## [EXERCISE AIM]
Please reproduce the lines of the records below from the one holding "Reproduce this chart with matplotlib." through the one holding "ax = fig.add_axes([0.0678, 0.1317, 0.5765, 0.8033])", inclusive, skipping all pictures.

Records with drawing code
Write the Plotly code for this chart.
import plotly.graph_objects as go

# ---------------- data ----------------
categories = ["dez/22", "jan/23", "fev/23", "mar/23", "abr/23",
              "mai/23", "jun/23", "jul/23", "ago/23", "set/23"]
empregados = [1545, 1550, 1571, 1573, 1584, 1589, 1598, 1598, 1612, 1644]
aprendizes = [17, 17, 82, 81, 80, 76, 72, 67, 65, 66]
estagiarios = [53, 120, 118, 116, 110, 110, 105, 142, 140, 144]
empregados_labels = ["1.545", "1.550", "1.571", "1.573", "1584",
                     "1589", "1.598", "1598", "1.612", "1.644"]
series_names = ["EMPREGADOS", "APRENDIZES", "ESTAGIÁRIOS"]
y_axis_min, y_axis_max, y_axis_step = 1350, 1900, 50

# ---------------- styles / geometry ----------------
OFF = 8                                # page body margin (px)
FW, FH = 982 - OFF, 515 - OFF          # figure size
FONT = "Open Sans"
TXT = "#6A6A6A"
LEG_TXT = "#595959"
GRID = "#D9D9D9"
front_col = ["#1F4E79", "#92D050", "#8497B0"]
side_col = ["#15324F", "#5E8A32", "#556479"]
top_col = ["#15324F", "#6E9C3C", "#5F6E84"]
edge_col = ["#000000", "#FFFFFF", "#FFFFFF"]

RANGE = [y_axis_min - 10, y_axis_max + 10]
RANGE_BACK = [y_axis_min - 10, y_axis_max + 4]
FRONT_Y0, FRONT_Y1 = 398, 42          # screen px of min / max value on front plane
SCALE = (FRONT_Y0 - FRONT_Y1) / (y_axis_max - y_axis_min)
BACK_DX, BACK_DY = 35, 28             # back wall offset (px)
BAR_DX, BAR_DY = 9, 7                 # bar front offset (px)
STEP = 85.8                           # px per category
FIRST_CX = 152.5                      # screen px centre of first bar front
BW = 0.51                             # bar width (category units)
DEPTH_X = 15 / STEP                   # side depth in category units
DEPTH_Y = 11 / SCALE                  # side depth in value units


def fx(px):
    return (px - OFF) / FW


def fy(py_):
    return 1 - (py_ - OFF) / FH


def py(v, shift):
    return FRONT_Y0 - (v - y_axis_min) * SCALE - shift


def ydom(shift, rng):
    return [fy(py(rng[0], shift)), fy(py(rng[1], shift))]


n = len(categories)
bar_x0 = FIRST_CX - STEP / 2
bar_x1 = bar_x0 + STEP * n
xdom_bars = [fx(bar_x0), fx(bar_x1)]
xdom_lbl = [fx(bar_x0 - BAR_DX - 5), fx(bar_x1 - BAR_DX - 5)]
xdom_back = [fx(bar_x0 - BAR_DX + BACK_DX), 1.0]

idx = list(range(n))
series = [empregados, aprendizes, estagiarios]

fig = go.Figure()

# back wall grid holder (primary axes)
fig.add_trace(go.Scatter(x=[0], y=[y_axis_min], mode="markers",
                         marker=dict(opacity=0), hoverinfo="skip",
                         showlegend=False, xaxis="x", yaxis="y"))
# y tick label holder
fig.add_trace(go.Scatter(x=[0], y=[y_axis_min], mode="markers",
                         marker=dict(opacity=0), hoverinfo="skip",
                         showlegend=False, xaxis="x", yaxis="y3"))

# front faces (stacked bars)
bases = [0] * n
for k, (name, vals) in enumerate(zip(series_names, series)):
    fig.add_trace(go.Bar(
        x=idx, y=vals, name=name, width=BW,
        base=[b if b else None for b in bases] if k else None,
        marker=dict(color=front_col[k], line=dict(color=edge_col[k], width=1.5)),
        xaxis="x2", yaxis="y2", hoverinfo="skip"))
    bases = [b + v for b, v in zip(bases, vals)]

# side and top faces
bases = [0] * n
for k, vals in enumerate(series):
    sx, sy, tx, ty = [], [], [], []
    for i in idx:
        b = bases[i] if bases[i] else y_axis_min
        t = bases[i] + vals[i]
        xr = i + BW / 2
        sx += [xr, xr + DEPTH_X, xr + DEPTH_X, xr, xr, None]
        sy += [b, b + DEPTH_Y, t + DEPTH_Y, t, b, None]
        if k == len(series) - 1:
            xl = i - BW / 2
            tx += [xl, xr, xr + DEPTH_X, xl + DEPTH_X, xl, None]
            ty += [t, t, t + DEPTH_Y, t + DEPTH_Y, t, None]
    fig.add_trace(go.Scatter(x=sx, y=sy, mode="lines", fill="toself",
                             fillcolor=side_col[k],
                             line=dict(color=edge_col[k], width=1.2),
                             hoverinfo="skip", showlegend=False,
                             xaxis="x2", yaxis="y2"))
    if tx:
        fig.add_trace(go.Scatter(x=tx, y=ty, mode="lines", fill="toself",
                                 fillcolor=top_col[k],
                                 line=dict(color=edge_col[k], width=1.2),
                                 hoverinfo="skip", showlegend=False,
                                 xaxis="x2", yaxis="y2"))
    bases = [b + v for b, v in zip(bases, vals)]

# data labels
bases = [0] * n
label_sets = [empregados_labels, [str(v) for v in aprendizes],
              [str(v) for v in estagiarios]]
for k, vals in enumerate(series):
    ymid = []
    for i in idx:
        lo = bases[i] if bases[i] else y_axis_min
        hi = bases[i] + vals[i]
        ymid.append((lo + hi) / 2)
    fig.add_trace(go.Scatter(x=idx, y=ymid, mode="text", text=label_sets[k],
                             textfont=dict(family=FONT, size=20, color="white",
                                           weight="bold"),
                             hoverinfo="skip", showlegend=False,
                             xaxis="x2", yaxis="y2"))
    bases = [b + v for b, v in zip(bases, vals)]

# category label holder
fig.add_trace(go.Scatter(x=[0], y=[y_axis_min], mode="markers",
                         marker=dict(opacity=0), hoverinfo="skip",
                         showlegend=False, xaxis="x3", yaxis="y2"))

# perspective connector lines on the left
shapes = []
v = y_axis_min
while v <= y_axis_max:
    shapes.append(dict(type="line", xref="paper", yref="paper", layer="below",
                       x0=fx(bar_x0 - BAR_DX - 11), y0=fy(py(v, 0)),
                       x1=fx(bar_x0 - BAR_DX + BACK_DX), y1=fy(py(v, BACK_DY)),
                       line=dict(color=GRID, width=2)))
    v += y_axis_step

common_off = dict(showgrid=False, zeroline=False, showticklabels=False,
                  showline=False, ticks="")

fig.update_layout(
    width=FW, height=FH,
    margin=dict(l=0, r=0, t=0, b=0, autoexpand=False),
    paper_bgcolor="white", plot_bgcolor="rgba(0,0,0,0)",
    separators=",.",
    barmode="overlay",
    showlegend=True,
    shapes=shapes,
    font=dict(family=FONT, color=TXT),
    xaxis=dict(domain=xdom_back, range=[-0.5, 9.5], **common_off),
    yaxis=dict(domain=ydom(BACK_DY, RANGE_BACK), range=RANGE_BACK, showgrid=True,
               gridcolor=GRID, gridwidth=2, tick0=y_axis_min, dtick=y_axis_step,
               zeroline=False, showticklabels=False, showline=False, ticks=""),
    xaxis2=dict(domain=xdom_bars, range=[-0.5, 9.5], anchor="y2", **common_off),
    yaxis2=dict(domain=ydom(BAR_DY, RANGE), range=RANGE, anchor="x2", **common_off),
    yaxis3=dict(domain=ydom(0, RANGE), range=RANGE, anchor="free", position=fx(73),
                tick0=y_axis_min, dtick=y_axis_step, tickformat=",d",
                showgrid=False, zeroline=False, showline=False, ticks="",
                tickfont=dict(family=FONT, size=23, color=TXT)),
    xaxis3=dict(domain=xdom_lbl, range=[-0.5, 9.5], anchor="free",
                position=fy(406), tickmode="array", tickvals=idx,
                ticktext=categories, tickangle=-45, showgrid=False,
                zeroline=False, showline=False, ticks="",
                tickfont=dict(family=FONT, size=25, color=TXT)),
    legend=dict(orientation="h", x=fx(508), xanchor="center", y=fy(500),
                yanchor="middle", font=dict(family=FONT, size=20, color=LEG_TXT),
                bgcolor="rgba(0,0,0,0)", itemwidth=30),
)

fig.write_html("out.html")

---

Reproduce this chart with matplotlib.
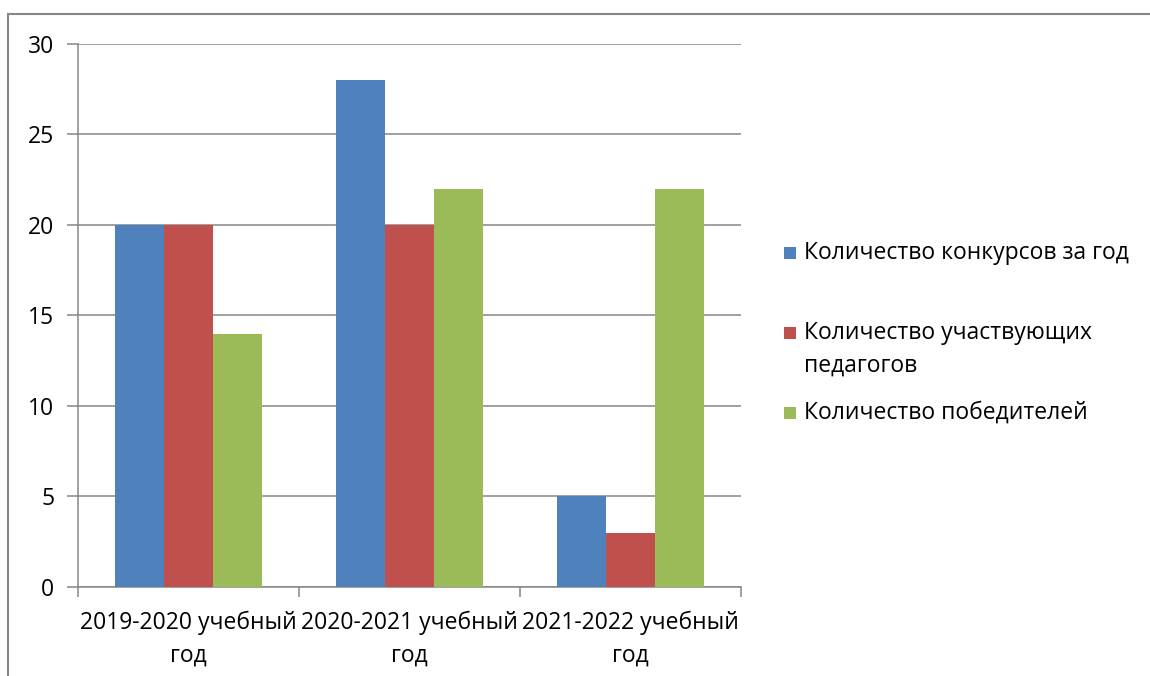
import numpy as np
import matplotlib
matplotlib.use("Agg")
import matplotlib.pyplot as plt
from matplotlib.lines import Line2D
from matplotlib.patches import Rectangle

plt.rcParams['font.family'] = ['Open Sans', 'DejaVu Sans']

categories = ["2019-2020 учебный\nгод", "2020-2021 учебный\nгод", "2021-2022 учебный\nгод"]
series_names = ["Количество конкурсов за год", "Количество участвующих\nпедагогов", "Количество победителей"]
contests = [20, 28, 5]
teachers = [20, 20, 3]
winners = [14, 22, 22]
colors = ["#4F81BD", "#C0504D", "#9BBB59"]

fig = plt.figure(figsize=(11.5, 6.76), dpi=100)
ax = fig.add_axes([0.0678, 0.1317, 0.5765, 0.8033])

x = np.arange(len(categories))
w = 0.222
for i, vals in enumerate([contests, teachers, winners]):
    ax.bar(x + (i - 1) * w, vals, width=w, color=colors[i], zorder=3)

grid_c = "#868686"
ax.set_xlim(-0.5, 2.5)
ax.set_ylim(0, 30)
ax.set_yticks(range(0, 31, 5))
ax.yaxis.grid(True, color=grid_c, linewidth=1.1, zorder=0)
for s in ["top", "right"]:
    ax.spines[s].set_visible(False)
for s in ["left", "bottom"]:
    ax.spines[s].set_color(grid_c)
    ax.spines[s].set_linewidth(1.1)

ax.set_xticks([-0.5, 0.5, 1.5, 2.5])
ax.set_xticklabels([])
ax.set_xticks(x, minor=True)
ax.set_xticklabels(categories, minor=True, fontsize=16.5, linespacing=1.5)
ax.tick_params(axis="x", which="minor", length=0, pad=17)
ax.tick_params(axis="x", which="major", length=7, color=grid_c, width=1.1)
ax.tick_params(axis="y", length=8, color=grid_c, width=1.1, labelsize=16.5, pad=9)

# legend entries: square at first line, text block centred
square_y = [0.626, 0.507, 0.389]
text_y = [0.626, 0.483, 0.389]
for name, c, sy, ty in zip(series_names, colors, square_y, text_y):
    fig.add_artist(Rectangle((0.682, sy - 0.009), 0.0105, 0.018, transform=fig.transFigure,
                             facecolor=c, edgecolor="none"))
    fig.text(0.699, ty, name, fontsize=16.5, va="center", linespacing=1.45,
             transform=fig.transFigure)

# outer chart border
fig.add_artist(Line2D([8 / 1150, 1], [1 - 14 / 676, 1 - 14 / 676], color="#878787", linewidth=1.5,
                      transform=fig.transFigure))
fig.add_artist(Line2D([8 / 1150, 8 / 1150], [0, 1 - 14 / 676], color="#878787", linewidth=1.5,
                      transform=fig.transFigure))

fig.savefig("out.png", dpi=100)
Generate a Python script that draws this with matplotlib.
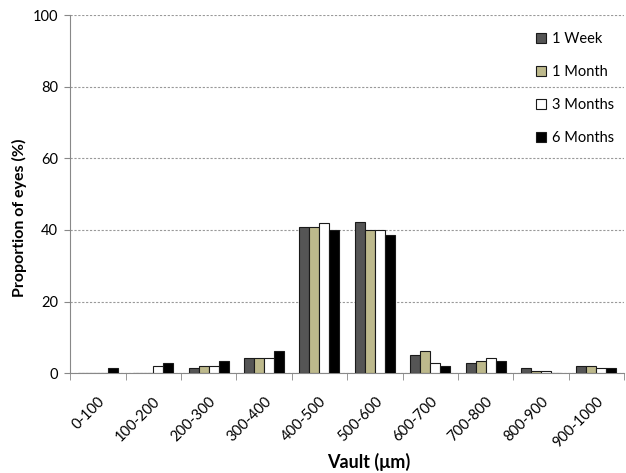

## [OUTPUT OF THE EXERCISE]
Reproduce this chart with matplotlib.
import numpy as np
import matplotlib
matplotlib.use("Agg")
import matplotlib.pyplot as plt
from matplotlib.lines import Line2D
from matplotlib.patches import Rectangle

plt.rcParams['font.family'] = ['Open Sans', 'DejaVu Sans']

categories = ["2019-2020 учебный\nгод", "2020-2021 учебный\nгод", "2021-2022 учебный\nгод"]
series_names = ["Количество конкурсов за год", "Количество участвующих\nпедагогов", "Количество победителей"]
contests = [20, 28, 5]
teachers = [20, 20, 3]
winners = [14, 22, 22]
colors = ["#4F81BD", "#C0504D", "#9BBB59"]

fig = plt.figure(figsize=(11.5, 6.76), dpi=100)
ax = fig.add_axes([0.0678, 0.1317, 0.5765, 0.8033])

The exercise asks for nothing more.